Несколько слов о снасти. Еловая палка величиной с поварешку, к ней привязана леска — витой зеленого цвета шелковый шнур толщиною в полтора миллиметра. И блесна. У меня сизая, размером с чайную ложку, у бабушки Эбби — ярко-желтая, с темными поперечными полосами. Мне было показано, как надо сажать на крючок лосиное мясо. И, господи благослови, охота на юконских щук началась…
Кости у рыбы в этот серенький день перемены погоды, как видно, в самом деле болели. Глядя, как бабушка Эбби дергает свою леску, я старательно делал то же самое. Но нет, не обращали щуки внимания на игру блесен где-то на глубине шести метров. Бабушка Эбби сменила побледневший, размокший кусочек мяса. И я сменил. Оба мы очень старались, обоим хотелось улова, пусть символического. И когда надежды у меня оставалось уже на донышке, бабушка Эбби вдруг крякнула: «Эк!»-и я увидел, как возле нее, покрываясь пудрою снега, забилась средних размеров рыжеватая щука. Бабушка подмигнула, посоветовала еще раз сменить наживку, и я, украдкой подглядывая, как работает своей палкой бабушка, был полон решимости вынуть из Юкона свою долю. Увы!

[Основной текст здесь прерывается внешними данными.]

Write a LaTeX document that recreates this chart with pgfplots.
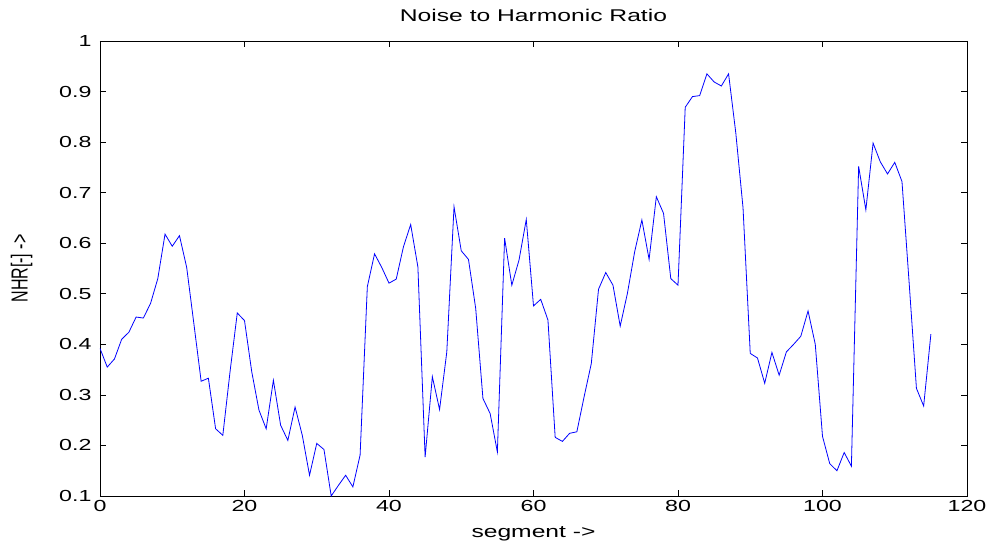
\documentclass[border=0pt]{standalone}
\usepackage{fontspec}
\setmainfont[FakeStretch=1.45]{Liberation Sans}
\newfontfamily\plainfont{Liberation Sans}
\usepackage{graphicx}
\usepackage{pgfplots}
\pgfplotsset{compat=1.18}

\pgfplotstableread{
seg nhr
0 0.392
1 0.355
2 0.371
3 0.410
4 0.424
5 0.454
6 0.452
7 0.481
8 0.530
9 0.618
10 0.594
11 0.615
12 0.552
13 0.440
14 0.327
15 0.333
16 0.233
17 0.220
18 0.346
19 0.462
20 0.447
21 0.346
22 0.270
23 0.233
24 0.329
25 0.240
26 0.210
27 0.276
28 0.220
29 0.141
30 0.204
31 0.192
32 0.100
33 0.121
34 0.141
35 0.118
36 0.181
37 0.514
38 0.579
39 0.552
40 0.521
41 0.529
42 0.593
43 0.637
44 0.553
45 0.177
46 0.336
47 0.271
48 0.385
49 0.672
50 0.585
51 0.568
52 0.471
53 0.293
54 0.263
55 0.187
56 0.610
57 0.517
58 0.567
59 0.647
60 0.476
61 0.489
62 0.448
63 0.216
64 0.208
65 0.224
66 0.227
67 0.296
68 0.362
69 0.509
70 0.542
71 0.517
72 0.436
73 0.501
74 0.583
75 0.646
76 0.568
77 0.692
78 0.659
79 0.530
80 0.517
81 0.869
82 0.890
83 0.892
84 0.935
85 0.919
86 0.911
87 0.935
88 0.818
89 0.670
90 0.382
91 0.373
92 0.323
93 0.384
94 0.339
95 0.385
96 0.400
97 0.416
98 0.466
99 0.400
100 0.218
101 0.164
102 0.150
103 0.186
104 0.159
105 0.752
106 0.666
107 0.798
108 0.761
109 0.737
110 0.760
111 0.722
112 0.520
113 0.313
114 0.278
115 0.420
}\nhrdata

\begin{document}
\begin{tikzpicture}
\begin{axis}[
    name=ax,
    scale only axis,
    width=867bp, height=455bp,
    xmin=0, xmax=120, ymin=0.1, ymax=1,
    xtick={0,20,...,120},
    ytick={0.1,0.2,...,1.0},
    yticklabels={0.1,0.2,0.3,0.4,0.5,0.6,0.7,0.8,0.9,1},
    tick align=inside,
    major tick length=6bp,
    axis line style={line width=0.9bp},
    tick style={line width=0.6bp, black},
    /pgf/number format/assume math mode=true,
    tick label style={font=\fontsize{16bp}{19bp}\selectfont},
    xticklabel style={yshift=-1bp},
    yticklabel style={xshift=-5bp},
    title={Noise to Harmonic Ratio},
    title style={font=\fontsize{17bp}{20bp}\selectfont, at={(axis description cs:0.5,1.043)}, anchor=center},
    xlabel={segment ->},
    xlabel style={font=\fontsize{17bp}{20bp}\selectfont, at={(axis description cs:0.5,-0.083)}, anchor=center},
    ylabel={\scalebox{1}[1.45]{\plainfont NHR[-] ->}},
    ylabel style={font=\fontsize{16bp}{19bp}\selectfont, at={(axis description cs:-0.0905,0.5)}, anchor=center, rotate=0},
]
\addplot[color={rgb,255:red,0;green,0;blue,255}, line width=0.8bp, mark=none] table[x=seg, y=nhr] {\nhrdata};
\end{axis}
\pgfresetboundingbox
\path[use as bounding box] ([xshift=-100bp,yshift=-46bp]ax.south west) rectangle ([xshift=25bp,yshift=41bp]ax.north east);
\end{tikzpicture}
\end{document}
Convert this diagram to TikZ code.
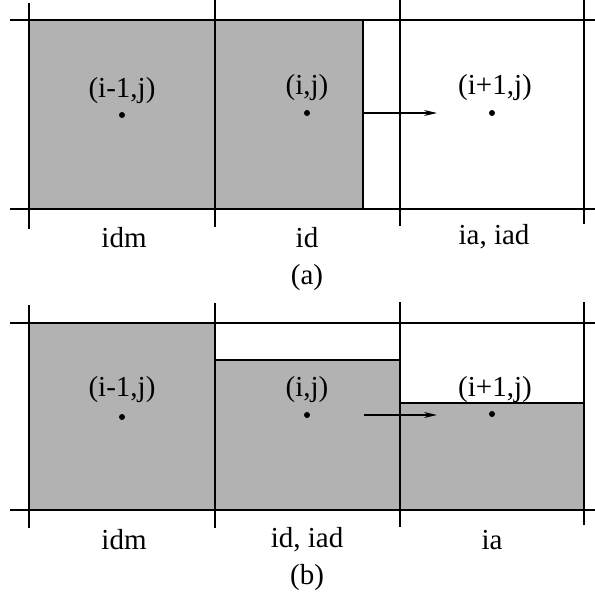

А бабушка Эбби снова крякнула, и я увидел на льду уже рыжего великана килограммов на пять. «Ту зеро!» («два ноль!») — подмигнула старушка и великодушно предложила поменяться лунками. Я униженно согласился. «Эк!., три ноль!» — сказала бабушка, извлекая из моей лунки некрупную щучку и предложила теперь поменяться удочками. К месту ловли между тем подъехали два снегохода. Мужчины оставили на Юконе жен-рыболовок, а сами отправились в лес за дровами…
Все на Юконе вертится вокруг рыбы. Рыба — основа жизни. Ловля идет круглый год, но страдная пора — летом. О ней на Аляске говорят так же, как в краях хлебопашцев, — «день год кормит».
Аляска не знала хлеба. Рыба была ее хлебом. Если сушеную лососину макать в тюлений жир, получается «хлеб с маслом». Бывала на столе лосятина, оленина, бобровое мясо, но главной заботой всегда было — запасти рыбу. «Когда по Юкону идет чавыча, — пишет путешественник прошлого века, — жители деревень остерегаются всякого шума, все работы проводят в лесу». Вряд ли это надо считать суеверием или причудой, если припомнить: и на Дону, когда нереститься шли осетры, запрещались звоны церковных колоколов.
Сегодня у жителя аляскинских деревенек на столе хлеб, кофе, сладости, фрукты, как и прежде, лосятина, но главное блюдо — все-таки рыба. Зимою ловцы переключаются на подледный сетевой лов нельмы, сигов, налимов, плетенными из хвороста «мордами» ловят любимых всюду миног. Ловлей щук на блесну мужчины пренебрегают — «женское дело». И в самом деле вроде не трудно — прорубил лунку и сиди терпеливо, подергивай леску.